Romero plans on taking the the regulatory body to court after what he feels like was an injustice during his weight cut last week, Romero’s agent Malki Kawa told Ariel Helwani on Monday’s edition of The MMA Hour.
“We’re gonna sue them,” Kawa said. “I’m gonna send the paperwork soon. It’s going out probably this week.”
Romero missed weight on his first attempt by one pound Friday, ahead of what would have been a title fight against Robert Whittaker in the main event of UFC 225 in Chicago. Per commission rule, Romero then had two extra hours to shed the final pound and make championship weight at 185.
However, Romero and his team are saying that commission director Nancy Illg pulled the plug on the weight cut only an hour into what was supposed to be a two-hour window.

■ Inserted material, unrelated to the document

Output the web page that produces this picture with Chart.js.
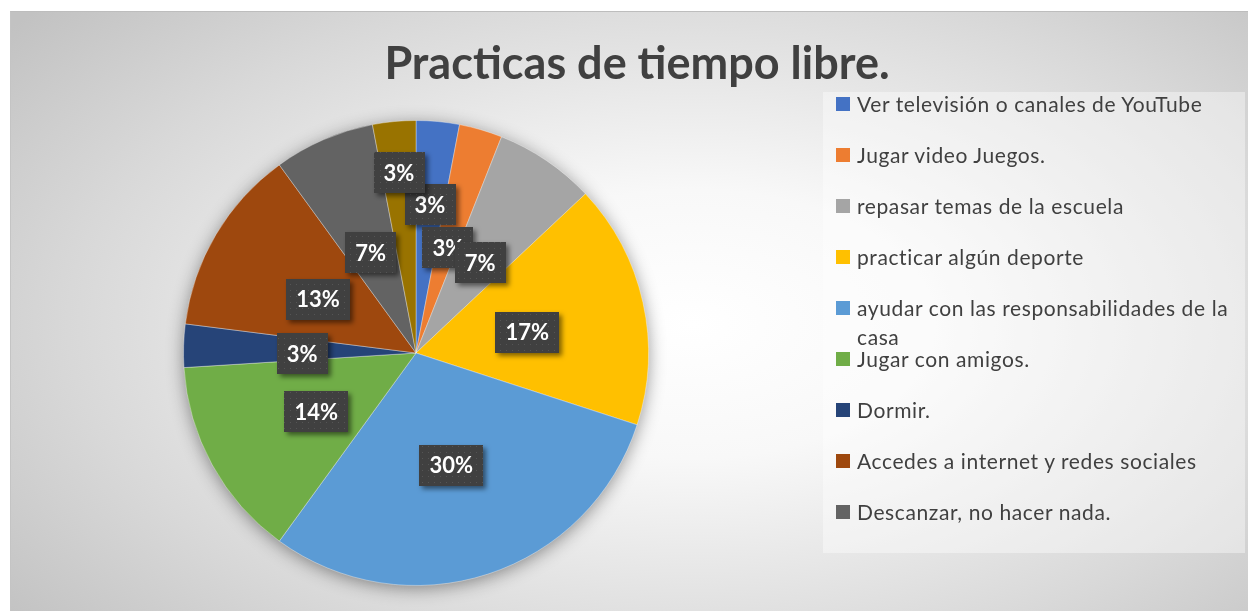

Per Romero’s team, doctors on hand during the cut said Romero could keep going, but Illg said no, because she didn’t feel comfortable letting him dehydrate himself any more. Romero ended up missing weight by .2 pounds on his second attempt, making the fight no longer for a title.
“I don’t know why, but it’s terrible,” Romero said. “It’s a very terrible decision. I had only 45 minutes.”
Romero’s other agent, Abe Kawa, Malki’s brother, said Monday on The MMA Hour that the plan once they knew Romero could get an extra two hours if he was within three pounds on the first attempt was to take them and utilize them. Abe Kawa said he found that information out early Friday morning before weigh-ins.
“The whole plan was to use those two hours,” Abe Kawa said. “So everything we did from that point going forward in the weight cut was to use those extra two hours slotted to us.”
Abe Kawa said Illg told him she was making an “administrative call” to stop the weight cut despite clearance from doctors. Malki Kawa said Romero lost 20 percent of his purse due to missing weight and missed out on the $50,000 Fight of the Night bonus, too.
Illg referred reporters Friday to the Illinois state press office regarding the situation. The Illinois Department of Financial and Professional Regulation, which oversees the commission, has yet to respond to requests for comment from MMA Fighting.
Romero ended up falling to Whittaker by split decision in the fight, though many — including Romero and his team — thought Romero won or was at least a draw.
“I’m very professional,” Romero said. “That’s a decision for the judge. But I know I win. I know 100 percent I win. I know I don’t lose it. End of the day, the people know. The people see what happened. The people can see what’s going on, what happened Saturday night in Chicago. Honestly, I win the fight. But it is what it is.”